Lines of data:
..............................

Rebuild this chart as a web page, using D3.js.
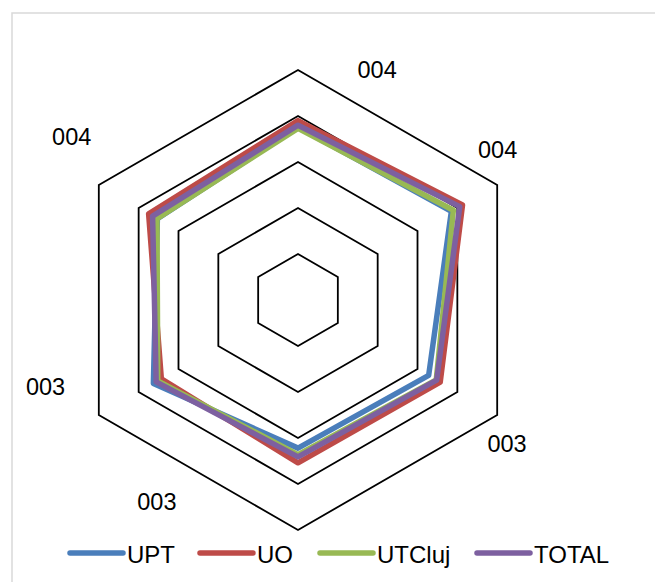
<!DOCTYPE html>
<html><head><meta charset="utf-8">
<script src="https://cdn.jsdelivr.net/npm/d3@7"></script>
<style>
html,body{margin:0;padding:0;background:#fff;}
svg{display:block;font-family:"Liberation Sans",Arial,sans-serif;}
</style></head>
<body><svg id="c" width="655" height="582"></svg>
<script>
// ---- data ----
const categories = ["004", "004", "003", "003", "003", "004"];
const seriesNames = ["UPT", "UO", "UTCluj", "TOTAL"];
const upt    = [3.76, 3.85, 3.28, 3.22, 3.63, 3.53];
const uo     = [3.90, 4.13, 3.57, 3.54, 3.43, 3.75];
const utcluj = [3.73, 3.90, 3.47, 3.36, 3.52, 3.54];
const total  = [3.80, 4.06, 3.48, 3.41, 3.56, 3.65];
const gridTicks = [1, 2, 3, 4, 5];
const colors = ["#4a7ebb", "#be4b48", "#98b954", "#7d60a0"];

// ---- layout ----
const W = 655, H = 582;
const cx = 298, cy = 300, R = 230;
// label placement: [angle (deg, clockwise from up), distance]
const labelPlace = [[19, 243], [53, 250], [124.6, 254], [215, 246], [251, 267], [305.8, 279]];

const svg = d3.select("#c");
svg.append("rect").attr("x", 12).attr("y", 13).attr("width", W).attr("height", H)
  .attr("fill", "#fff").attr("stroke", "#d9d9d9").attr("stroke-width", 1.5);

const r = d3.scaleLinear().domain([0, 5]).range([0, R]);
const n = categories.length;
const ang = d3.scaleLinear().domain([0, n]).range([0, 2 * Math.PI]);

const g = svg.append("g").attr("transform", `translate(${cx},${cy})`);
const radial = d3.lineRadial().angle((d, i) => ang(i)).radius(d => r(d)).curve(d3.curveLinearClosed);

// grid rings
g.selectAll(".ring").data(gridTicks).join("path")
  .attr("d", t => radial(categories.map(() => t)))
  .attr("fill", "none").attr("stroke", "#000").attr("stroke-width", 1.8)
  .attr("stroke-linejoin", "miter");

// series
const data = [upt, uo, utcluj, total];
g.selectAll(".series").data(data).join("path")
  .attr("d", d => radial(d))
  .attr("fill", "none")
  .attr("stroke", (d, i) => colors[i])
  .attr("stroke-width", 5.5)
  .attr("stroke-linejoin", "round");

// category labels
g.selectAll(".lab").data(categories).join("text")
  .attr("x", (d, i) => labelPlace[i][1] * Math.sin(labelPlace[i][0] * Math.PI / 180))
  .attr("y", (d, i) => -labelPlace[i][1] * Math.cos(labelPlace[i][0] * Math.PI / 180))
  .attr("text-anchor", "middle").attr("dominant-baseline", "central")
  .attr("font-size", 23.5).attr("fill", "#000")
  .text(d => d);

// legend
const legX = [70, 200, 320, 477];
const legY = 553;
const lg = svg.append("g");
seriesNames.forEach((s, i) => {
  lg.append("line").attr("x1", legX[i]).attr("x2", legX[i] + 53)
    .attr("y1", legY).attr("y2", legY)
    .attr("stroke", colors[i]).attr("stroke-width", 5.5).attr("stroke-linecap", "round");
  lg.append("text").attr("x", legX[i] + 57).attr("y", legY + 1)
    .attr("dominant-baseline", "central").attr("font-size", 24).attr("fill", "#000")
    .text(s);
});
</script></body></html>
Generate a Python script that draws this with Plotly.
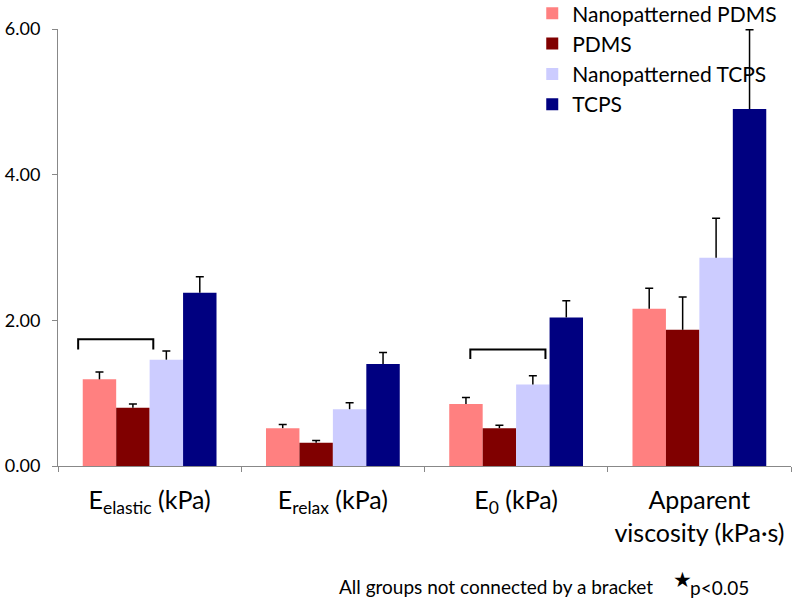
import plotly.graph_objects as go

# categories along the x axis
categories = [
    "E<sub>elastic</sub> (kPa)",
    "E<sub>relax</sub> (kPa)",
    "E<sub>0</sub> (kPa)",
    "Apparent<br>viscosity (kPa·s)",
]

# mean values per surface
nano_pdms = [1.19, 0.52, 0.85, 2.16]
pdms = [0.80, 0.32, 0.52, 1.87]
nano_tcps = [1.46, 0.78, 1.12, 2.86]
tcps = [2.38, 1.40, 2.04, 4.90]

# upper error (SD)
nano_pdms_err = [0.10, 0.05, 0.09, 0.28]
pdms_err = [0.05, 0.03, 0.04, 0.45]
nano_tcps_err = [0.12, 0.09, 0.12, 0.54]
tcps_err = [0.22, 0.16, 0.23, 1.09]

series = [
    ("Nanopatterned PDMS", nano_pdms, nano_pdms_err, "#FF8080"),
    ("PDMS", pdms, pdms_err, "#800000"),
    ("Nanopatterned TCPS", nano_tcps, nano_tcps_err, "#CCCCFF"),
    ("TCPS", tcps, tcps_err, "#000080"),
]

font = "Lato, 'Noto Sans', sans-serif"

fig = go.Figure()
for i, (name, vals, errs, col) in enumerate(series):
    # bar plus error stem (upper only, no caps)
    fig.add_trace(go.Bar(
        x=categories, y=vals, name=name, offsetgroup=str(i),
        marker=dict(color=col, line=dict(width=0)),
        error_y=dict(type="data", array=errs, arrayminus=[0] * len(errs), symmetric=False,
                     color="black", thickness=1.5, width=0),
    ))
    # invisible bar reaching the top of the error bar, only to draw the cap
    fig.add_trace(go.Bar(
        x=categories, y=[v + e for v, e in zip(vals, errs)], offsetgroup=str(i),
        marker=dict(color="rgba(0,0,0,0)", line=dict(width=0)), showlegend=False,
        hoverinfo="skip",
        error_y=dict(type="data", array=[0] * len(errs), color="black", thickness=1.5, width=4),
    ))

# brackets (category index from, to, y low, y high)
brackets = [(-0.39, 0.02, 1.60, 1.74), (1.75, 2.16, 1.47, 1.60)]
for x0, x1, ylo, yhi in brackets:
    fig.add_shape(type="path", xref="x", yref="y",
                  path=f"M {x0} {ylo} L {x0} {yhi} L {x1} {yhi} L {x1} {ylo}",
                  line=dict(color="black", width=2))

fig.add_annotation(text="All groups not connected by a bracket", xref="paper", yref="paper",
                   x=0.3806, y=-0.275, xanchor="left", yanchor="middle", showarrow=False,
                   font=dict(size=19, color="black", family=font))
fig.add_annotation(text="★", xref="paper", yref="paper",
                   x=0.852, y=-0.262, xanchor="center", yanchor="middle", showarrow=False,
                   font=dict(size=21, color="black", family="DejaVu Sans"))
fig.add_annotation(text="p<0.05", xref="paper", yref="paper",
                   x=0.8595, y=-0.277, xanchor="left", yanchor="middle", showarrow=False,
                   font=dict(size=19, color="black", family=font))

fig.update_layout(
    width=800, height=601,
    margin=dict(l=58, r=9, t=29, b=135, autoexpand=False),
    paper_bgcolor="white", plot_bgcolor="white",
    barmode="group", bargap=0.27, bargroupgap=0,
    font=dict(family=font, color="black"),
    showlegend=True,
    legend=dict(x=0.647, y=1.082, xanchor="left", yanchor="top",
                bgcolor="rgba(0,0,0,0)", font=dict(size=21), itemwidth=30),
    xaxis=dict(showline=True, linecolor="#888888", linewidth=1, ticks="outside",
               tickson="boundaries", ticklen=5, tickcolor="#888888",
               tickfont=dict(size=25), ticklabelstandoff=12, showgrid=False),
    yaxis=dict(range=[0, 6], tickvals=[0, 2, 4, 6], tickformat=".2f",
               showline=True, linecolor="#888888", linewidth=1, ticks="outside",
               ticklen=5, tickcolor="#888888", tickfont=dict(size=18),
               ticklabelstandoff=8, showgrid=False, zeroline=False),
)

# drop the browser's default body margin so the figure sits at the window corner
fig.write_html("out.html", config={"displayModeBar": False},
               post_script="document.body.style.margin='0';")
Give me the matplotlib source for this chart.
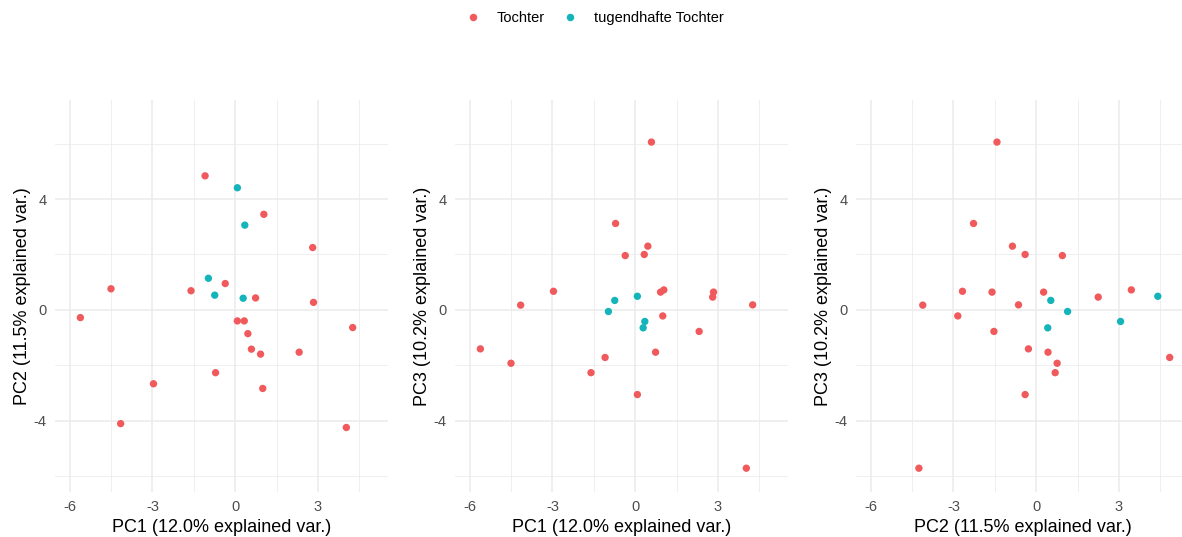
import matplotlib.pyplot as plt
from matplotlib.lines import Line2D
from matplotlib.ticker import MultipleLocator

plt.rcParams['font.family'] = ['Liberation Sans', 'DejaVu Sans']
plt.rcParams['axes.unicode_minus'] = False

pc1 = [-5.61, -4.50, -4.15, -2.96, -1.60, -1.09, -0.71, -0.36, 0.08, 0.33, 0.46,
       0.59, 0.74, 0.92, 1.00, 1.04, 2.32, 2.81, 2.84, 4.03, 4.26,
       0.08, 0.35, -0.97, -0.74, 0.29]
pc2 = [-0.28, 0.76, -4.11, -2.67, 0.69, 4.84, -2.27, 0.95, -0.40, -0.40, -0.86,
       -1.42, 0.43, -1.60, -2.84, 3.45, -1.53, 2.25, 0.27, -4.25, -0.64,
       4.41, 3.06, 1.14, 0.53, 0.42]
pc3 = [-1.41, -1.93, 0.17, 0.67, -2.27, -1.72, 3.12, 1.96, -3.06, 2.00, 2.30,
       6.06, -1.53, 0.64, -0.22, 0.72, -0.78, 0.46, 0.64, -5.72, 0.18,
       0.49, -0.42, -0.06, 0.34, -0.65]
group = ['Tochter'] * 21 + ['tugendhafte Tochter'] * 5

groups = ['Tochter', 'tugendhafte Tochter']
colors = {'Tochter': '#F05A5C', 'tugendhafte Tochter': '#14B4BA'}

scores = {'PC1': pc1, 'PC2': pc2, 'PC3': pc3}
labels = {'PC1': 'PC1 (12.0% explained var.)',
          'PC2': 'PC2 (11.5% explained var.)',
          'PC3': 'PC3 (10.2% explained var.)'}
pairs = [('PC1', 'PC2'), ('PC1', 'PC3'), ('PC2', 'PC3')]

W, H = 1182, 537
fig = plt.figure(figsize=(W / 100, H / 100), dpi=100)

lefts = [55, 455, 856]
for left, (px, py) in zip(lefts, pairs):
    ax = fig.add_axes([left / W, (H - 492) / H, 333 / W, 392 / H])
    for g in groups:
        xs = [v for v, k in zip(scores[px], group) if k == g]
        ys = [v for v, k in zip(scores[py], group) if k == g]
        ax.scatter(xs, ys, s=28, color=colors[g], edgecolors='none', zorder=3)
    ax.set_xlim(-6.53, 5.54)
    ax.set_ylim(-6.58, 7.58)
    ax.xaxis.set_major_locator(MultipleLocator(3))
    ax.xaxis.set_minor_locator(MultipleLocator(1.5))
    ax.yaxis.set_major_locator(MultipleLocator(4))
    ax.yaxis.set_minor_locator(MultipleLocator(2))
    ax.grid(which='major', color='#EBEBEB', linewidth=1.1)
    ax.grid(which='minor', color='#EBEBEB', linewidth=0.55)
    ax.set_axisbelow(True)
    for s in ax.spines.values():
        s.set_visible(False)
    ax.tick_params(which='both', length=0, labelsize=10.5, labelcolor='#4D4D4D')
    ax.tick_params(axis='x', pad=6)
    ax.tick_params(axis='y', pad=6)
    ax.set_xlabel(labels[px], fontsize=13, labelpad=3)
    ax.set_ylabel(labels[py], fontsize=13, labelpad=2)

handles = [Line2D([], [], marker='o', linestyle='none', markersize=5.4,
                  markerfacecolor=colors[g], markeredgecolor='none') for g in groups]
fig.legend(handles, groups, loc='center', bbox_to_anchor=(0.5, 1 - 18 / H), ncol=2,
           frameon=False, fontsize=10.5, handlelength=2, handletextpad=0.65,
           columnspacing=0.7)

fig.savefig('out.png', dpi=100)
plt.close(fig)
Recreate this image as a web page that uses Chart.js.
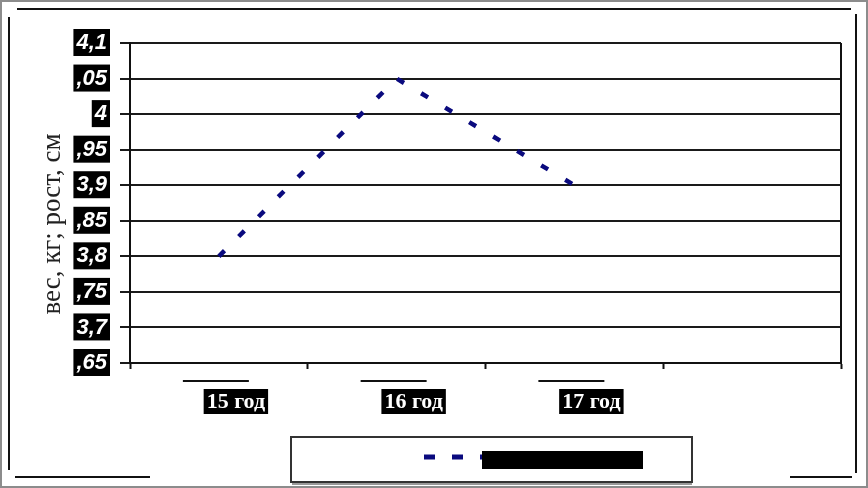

..............................

## EXERCISE TASK
From the entries above, extract every line where the word "that" appears.

## EXPECTED ANSWER
Generate a Python script that draws this with Plotly.
Recreate this image as a web page that uses Chart.js.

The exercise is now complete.